L’éducation doit nécessairement s’adresser à tout le monde, jeunes ou vieux,
femmes ou hommes. Ce qui sous-entend, pour les plus jeunes, de passer par
l’Education Nationale et de, bien évidemment, donner les moyens aux enseignants
et aux établissements, de pouvoir établir le dialogue.
Voilà pour cet Avis du Haut Conseil de l’Egalité femme
homme. Vous trouverez le texte intégral (dont j’ai copié des passages, que j’ai
paraphrasé parfois faute d’une meilleure formulation…), en suivant le lien hypertexte.
Mon avis :
J’ai trouvé ce document fort intéressant. Cependant, je regrette vraiment qu’il
soit intervenu en 2015, soit plus d’un an après le passage sur le devant de la
scène de ce phénomène.
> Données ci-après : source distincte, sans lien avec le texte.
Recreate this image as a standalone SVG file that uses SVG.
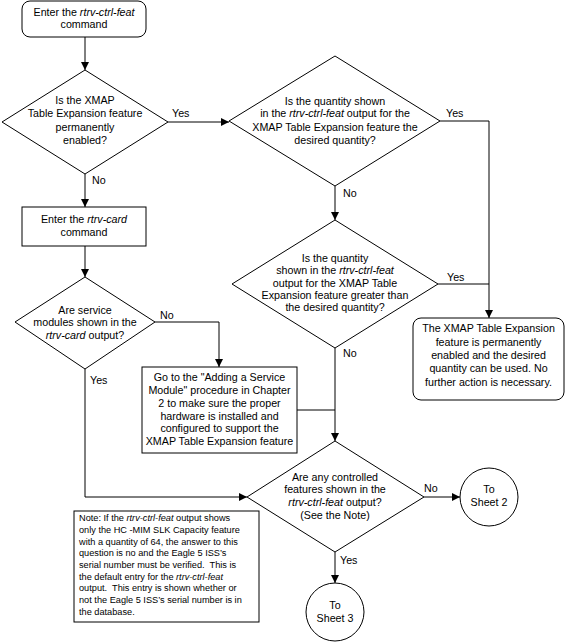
<svg xmlns="http://www.w3.org/2000/svg" width="565" height="642" viewBox="0 0 565 642">
<style>
.s{fill:#fff;stroke:#000;stroke-width:1}
.t{font-family:"Liberation Sans",Arial,sans-serif;font-size:10.7px;fill:#000;text-anchor:middle}
.l{font-family:"Liberation Sans",Arial,sans-serif;font-size:10.7px;fill:#000}
.n{font-family:"Liberation Sans",Arial,sans-serif;font-size:9.2px;fill:#000}
.i{font-style:italic}
.c{fill:none;stroke:#000;stroke-width:1}
</style>
<defs>
<marker id="a" markerWidth="8" markerHeight="8" refX="8" refY="4" orient="auto" markerUnits="userSpaceOnUse">
<path d="M0,0 L8,4 L0,8 Z" fill="#000"/>
</marker>
</defs>
<rect width="565" height="642" fill="#fff"/>
<g id="connectors">
<path class="c" d="M85,37 V70" marker-end="url(#a)"/>
<path class="c" d="M168,122 H229" marker-end="url(#a)"/>
<path class="c" d="M85,174 V207" marker-end="url(#a)"/>
<path class="c" d="M440,121 H489 V318" marker-end="url(#a)"/>
<path class="c" d="M438,284 H489"/>
<path class="c" d="M335,186 V220" marker-end="url(#a)"/>
<path class="c" d="M85,246 V277" marker-end="url(#a)"/>
<path class="c" d="M155,322 H219 V367" marker-end="url(#a)"/>
<path class="c" d="M335,348 V441" marker-end="url(#a)"/>
<path class="c" d="M297,410 H335"/>
<path class="c" d="M85,369 V497 H247" marker-end="url(#a)"/>
<path class="c" d="M424,497 H460" marker-end="url(#a)"/>
<path class="c" d="M335,552 V583" marker-end="url(#a)"/>
<text class="l" x="172" y="117">Yes</text>
<text class="l" x="92" y="184">No</text>
<text class="l" x="446" y="117">Yes</text>
<text class="l" x="343" y="197">No</text>
<text class="l" x="447" y="281">Yes</text>
<text class="l" x="343" y="357">No</text>
<text class="l" x="160" y="319">No</text>
<text class="l" x="90" y="384">Yes</text>
<text class="l" x="424" y="492">No</text>
<text class="l" x="340" y="564">Yes</text>
</g>
<g id="start">
<rect class="s" x="22" y="1" width="124" height="36" rx="8"/>
<text class="t" x="84" y="16">Enter the <tspan class="i">rtrv-ctrl-feat</tspan></text>
<text class="t" x="84" y="28">command</text>
</g>
<g id="d1">
<path class="s" d="M85,70 L168,122 L85,174 L2,122 Z"/>
<text class="t" x="85" y="104">Is the XMAP</text>
<text class="t" x="85" y="117">Table Expansion feature</text>
<text class="t" x="85" y="131">permanently</text>
<text class="t" x="85" y="144">enabled?</text>
</g>
<g id="d2">
<path class="s" d="M335,56 L440,121 L335,186 L229,121 Z"/>
<text class="t" x="335" y="105">Is the quantity shown</text>
<text class="t" x="335" y="117">in the <tspan class="i">rtrv-ctrl-feat</tspan> output for the</text>
<text class="t" x="335" y="131">XMAP Table Expansion feature the</text>
<text class="t" x="335" y="144">desired quantity?</text>
</g>
<g id="card">
<rect class="s" x="22" y="207" width="124" height="39"/>
<text class="t" x="84" y="223">Enter the <tspan class="i">rtrv-card</tspan></text>
<text class="t" x="84" y="236">command</text>
</g>
<g id="d3">
<path class="s" d="M335,220 L438,284 L335,348 L232,284 Z"/>
<text class="t" x="335" y="262">Is the quantity</text>
<text class="t" x="335" y="274">shown in the <tspan class="i">rtrv-ctrl-feat</tspan></text>
<text class="t" x="335" y="287">output for the XMAP Table</text>
<text class="t" x="335" y="299">Expansion feature greater than</text>
<text class="t" x="335" y="311">the desired quantity?</text>
</g>
<g id="done">
<rect class="s" x="413" y="318" width="151" height="82" rx="8"/>
<text class="t" x="488.5" y="332">The XMAP Table Expansion</text>
<text class="t" x="488.5" y="346">feature is permanently</text>
<text class="t" x="488.5" y="359">enabled and the desired</text>
<text class="t" x="488.5" y="372">quantity can be used. No</text>
<text class="t" x="488.5" y="386">further action is necessary.</text>
</g>
<g id="d5">
<path class="s" d="M85,277 L155,322 L85,369 L15,322 Z"/>
<text class="t" x="85" y="314">Are service</text>
<text class="t" x="85" y="326">modules shown in the</text>
<text class="t" x="85" y="339"><tspan class="i">rtrv-card</tspan> output?</text>
</g>
<g id="goto">
<rect class="s" x="142" y="367" width="155" height="86"/>
<text class="t" x="219.5" y="381">Go to the "Adding a Service</text>
<text class="t" x="219.5" y="394">Module" procedure in Chapter</text>
<text class="t" x="219.5" y="407">2 to make sure the proper</text>
<text class="t" x="219.5" y="420">hardware is installed and</text>
<text class="t" x="219.5" y="432">configured to support the</text>
<text class="t" x="219.5" y="445">XMAP Table Expansion feature</text>
</g>
<g id="d4">
<path class="s" d="M335,441 L424,497 L335,552 L247,497 Z"/>
<text class="t" x="335" y="481">Are any controlled</text>
<text class="t" x="335" y="493">features shown in the</text>
<text class="t" x="335" y="506"><tspan class="i">rtrv-ctrl-feat</tspan> output?</text>
<text class="t" x="335" y="519">(See the Note)</text>
</g>
<g id="sheet2">
<circle class="s" cx="489" cy="497" r="29"/>
<text class="t" x="489" y="493">To</text>
<text class="t" x="489" y="506">Sheet 2</text>
</g>
<g id="sheet3">
<circle class="s" cx="335" cy="612" r="29"/>
<text class="t" x="335" y="609">To</text>
<text class="t" x="335" y="622">Sheet 3</text>
</g>
<g id="note">
<rect class="s" x="74" y="511" width="185" height="111"/>
<text class="n" x="79" y="521" xml:space="preserve">Note: If the <tspan class="i">rtrv-ctrl-feat</tspan> output shows</text>
<text class="n" x="79" y="533">only the HC -MIM SLK Capacity feature</text>
<text class="n" x="79" y="545">with a quantity of 64, the answer to this</text>
<text class="n" x="79" y="556">question is no and the Eagle 5 ISS’s</text>
<text class="n" x="79" y="568" xml:space="preserve">serial number must be verified.  This is</text>
<text class="n" x="79" y="580" xml:space="preserve">the default entry for the <tspan class="i">rtrv-ctrl-feat</tspan></text>
<text class="n" x="79" y="591" xml:space="preserve">output.  This entry is shown whether or</text>
<text class="n" x="79" y="603">not the Eagle 5 ISS’s serial number is in</text>
<text class="n" x="79" y="615">the database.</text>
</g>
</svg>
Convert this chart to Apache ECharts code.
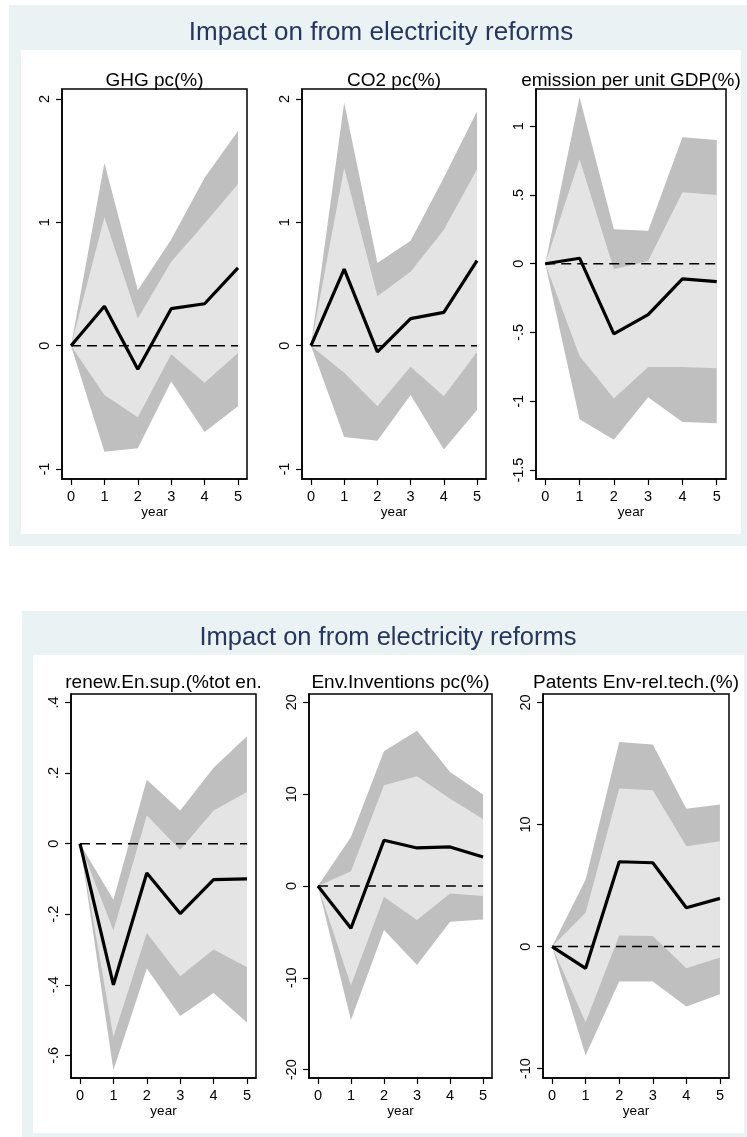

J’entends par passage sur le devant de la scène, les
différentes manifestations, les vidéos, les articles… J’ai l’impression que
l’Etat Français se réveille tout juste et c’est vraiment déprimant. Je regrette
aussi un certain… comment dire… J’ai l’impression que le phénomène est
sous-estimé. Il n’y a pas de réflexion sur la banalisation, sur la
culpabilisation des victimes, sur les agissements des témoins… même si cela est
évoqué tout en essayant de trouver une piste de réflexion.
Avec un peu de chance, on tient le bon bout… Enfin… Reste
à ce que le Gouvernement mette tout en place et ça… J’en doute réellement.